For this study, drug supply was measured at a city level, and drug demand was measured at both the individual and city level. Variables were defined using survey data collected from sampled households in the general population and city-level data from police and hospitals. The authors hypothesized that drug demand (i.e., individual drug use) would be associated with higher physical and supervisory neglect while the larger context of social networks in which drug supply was higher would be associated with higher rates of physical abuse.

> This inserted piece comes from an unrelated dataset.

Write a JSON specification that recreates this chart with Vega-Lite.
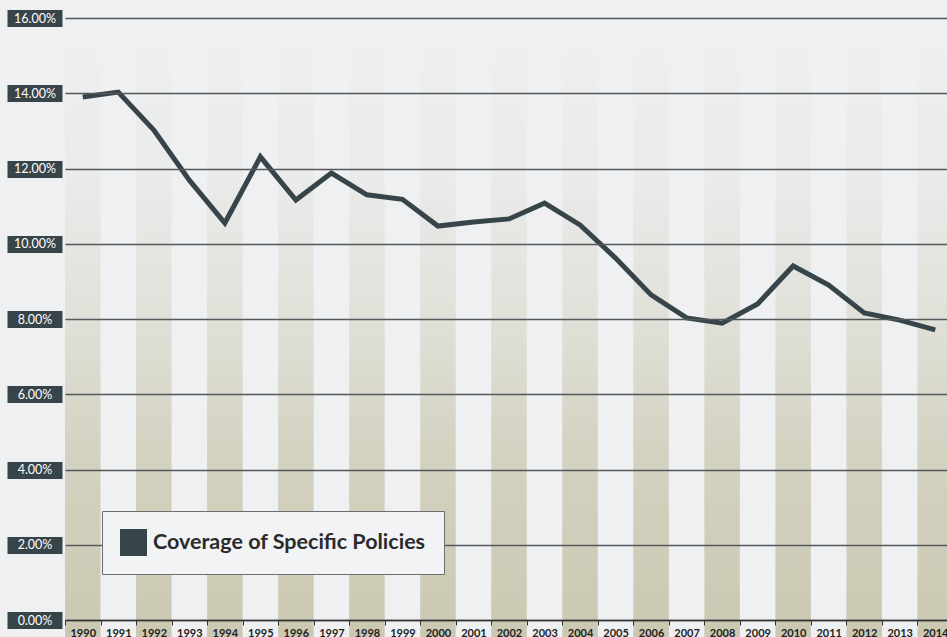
{
  "$schema": "https://vega.github.io/schema/vega-lite/v6.json",
  "width": 885,
  "height": 602,
  "autosize": {"type": "none"},
  "padding": {"left": 62, "top": 18, "right": 0, "bottom": 17},
  "background": "#eef0f2",
  "config": {"view": {"stroke": null}, "font": "Lato"},
  "data": {
    "values": [
      {"year": "1990", "pct": 13.90},
      {"year": "1991", "pct": 14.03},
      {"year": "1992", "pct": 13.02},
      {"year": "1993", "pct": 11.69},
      {"year": "1994", "pct": 10.55},
      {"year": "1995", "pct": 12.31},
      {"year": "1996", "pct": 11.16},
      {"year": "1997", "pct": 11.88},
      {"year": "1998", "pct": 11.30},
      {"year": "1999", "pct": 11.18},
      {"year": "2000", "pct": 10.47},
      {"year": "2001", "pct": 10.58},
      {"year": "2002", "pct": 10.66},
      {"year": "2003", "pct": 11.08},
      {"year": "2004", "pct": 10.50},
      {"year": "2005", "pct": 9.62},
      {"year": "2006", "pct": 8.64},
      {"year": "2007", "pct": 8.03},
      {"year": "2008", "pct": 7.89},
      {"year": "2009", "pct": 8.40},
      {"year": "2010", "pct": 9.41},
      {"year": "2011", "pct": 8.90},
      {"year": "2012", "pct": 8.16},
      {"year": "2013", "pct": 7.97},
      {"year": "2014", "pct": 7.71}
    ]
  },
  "encoding": {
    "x": {
      "field": "year",
      "type": "ordinal",
      "scale": {"range": [3, 891], "paddingInner": 0, "paddingOuter": 0},
      "axis": {
        "title": null,
        "labelAngle": 0,
        "labelFontSize": 11,
        "labelFontWeight": "bold",
        "labelColor": "#222222",
        "labelPadding": 2,
        "tickBand": "extent",
        "tickSize": 5,
        "tickColor": "#333333",
        "tickWidth": 1,
        "domainColor": "#333333",
        "domainWidth": 1.5,
        "zindex": 1
      }
    }
  },
  "layer": [
    {
      "transform": [{"filter": "toNumber(datum.year) % 2 == 0"}],
      "mark": {
        "type": "bar",
        "fill": {
          "gradient": "linear",
          "x1": 0, "y1": 0, "x2": 0, "y2": 1,
          "stops": [
            {"offset": 0, "color": "rgba(205,202,180,0.0)"},
            {"offset": 0.25, "color": "rgba(205,202,180,0.12)"},
            {"offset": 0.45, "color": "rgba(205,202,180,0.35)"},
            {"offset": 0.7, "color": "rgba(205,202,180,0.8)"},
            {"offset": 1, "color": "rgba(203,200,178,1)"}
          ]
        }
      },
      "encoding": {
        "y": {
          "datum": 16,
          "type": "quantitative",
          "scale": {"domain": [0, 16]},
          "axis": {
            "title": null,
            "values": [0, 2, 4, 6, 8, 10, 12, 14, 16],
            "labelExpr": "format(datum.value, '.2f') + '%'",
            "labelColor": "#ffffff",
            "labelFontSize": 12.5,
            "labelAlign": "center",
            "labelBaseline": "middle",
            "labelPadding": -27.5,
            "labelFlush": false,
            "labelOverlap": false,
            "tickSize": 55,
            "tickWidth": 17,
            "tickColor": "#37454b",
            "tickCap": "butt",
            "domain": false,
            "grid": true,
            "gridColor": "#55585b",
            "gridWidth": 1.3,
            "zindex": 1
          }
        },
        "y2": {"datum": -0.45}
      }
    },
    {
      "mark": {"type": "line", "strokeWidth": 5, "strokeJoin": "miter", "strokeCap": "butt"},
      "encoding": {
        "y": {
          "field": "pct",
          "type": "quantitative",
          "scale": {"domain": [0, 16]},
          "axis": {
            "title": null,
            "values": [0, 2, 4, 6, 8, 10, 12, 14, 16],
            "labelExpr": "format(datum.value, '.2f') + '%'",
            "labelColor": "#ffffff",
            "labelFontSize": 12.5,
            "labelAlign": "center",
            "labelBaseline": "middle",
            "labelPadding": -27.5,
            "labelFlush": false,
            "labelOverlap": false,
            "tickSize": 55,
            "tickWidth": 17,
            "tickColor": "#37454b",
            "tickCap": "butt",
            "domain": false,
            "grid": true,
            "gridColor": "#55585b",
            "gridWidth": 1.3,
            "zindex": 1
          }
        },
        "color": {
          "datum": "Coverage of Specific Policies",
          "type": "nominal",
          "scale": {"range": ["#37454b"]},
          "legend": {
            "title": null,
            "orient": "none",
            "legendX": 40,
            "legendY": 493,
            "symbolType": "square",
            "symbolSize": 729,
            "labelFontSize": 21.5,
            "labelFontWeight": "bold",
            "labelColor": "#2b2b2b",
            "labelLimit": 600,
            "labelOffset": 6,
            "fillColor": "#f2f3f4",
            "strokeColor": "#6b6f72",
            "padding": 18,
            "zindex": 3,
            "encode": {
              "symbols": {
                "update": {
                  "fill": {"value": "#37454b"},
                  "stroke": {"value": "#37454b"},
                  "strokeWidth": {"value": 0},
                  "opacity": {"value": 1}
                }
              }
            }
          }
        }
      }
    }
  ]
}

The findings indicated that children were at higher risk of maltreatment in areas where there was greater drug use and greater drug availability, but the results pointed to more specific mechanisms for understanding these relationships. City-level rates of drug use and drug dependence were associated with higher rates of physical abuse. In areas where there was greater drug availability, drug-using parents reported higher levels of physical abuse and physical neglect. Higher levels of physical neglect were also associated with parents witnessing drug sales as well as city-level density of drug crime incidents. Importantly, emotional support (i.e., parents reporting that they have someone with whom they can share their private worries and fears) buffered the impact of the drug environment for all three types of maltreatment. The results pointed to potential mechanisms that could reduce child maltreatment, including environmental prevention and neighborhood strengthening approaches.

Methodological Notes

The study used data from 43 cities across California retrieved in 2009. City selection was randomized. The first city was considered the seed city, and each subsequently selected city had boundaries that were at least one mile and two cities away from the previously selected city. Data were collected through landline telephone surveys where valid police data on narcotics was made available. The total sample included 21,114 households, from which there were 2,597 respondents who completed the full survey and self-identified as a caregiver of a child under the age of twelve. The phone interviews, which were approximately 30 minutes long, used a combination of live interviewer on computer-assisted software for 25 minutes and interactive voice recording technology for 5 minutes. Multilevel linear regression modeling was used to assess the relationships between individual-level data collected through the survey and city-level indicators of drug crime, drug abuse and dependence, and demographic control variables.

There are few limitations highlighted in this study. These include the use of landline telephones to conduct interviews and low response rates, which excluded households that only use cell phones, resulting in low-income households and younger families having less representation in the study. In addition, low response rates may bias the findings. Lastly, the authors acknowledge the study as introductory and suggest that further research should contextualize the use of drugs in order to understand where, how much and with whom caregivers are engaging with these substances.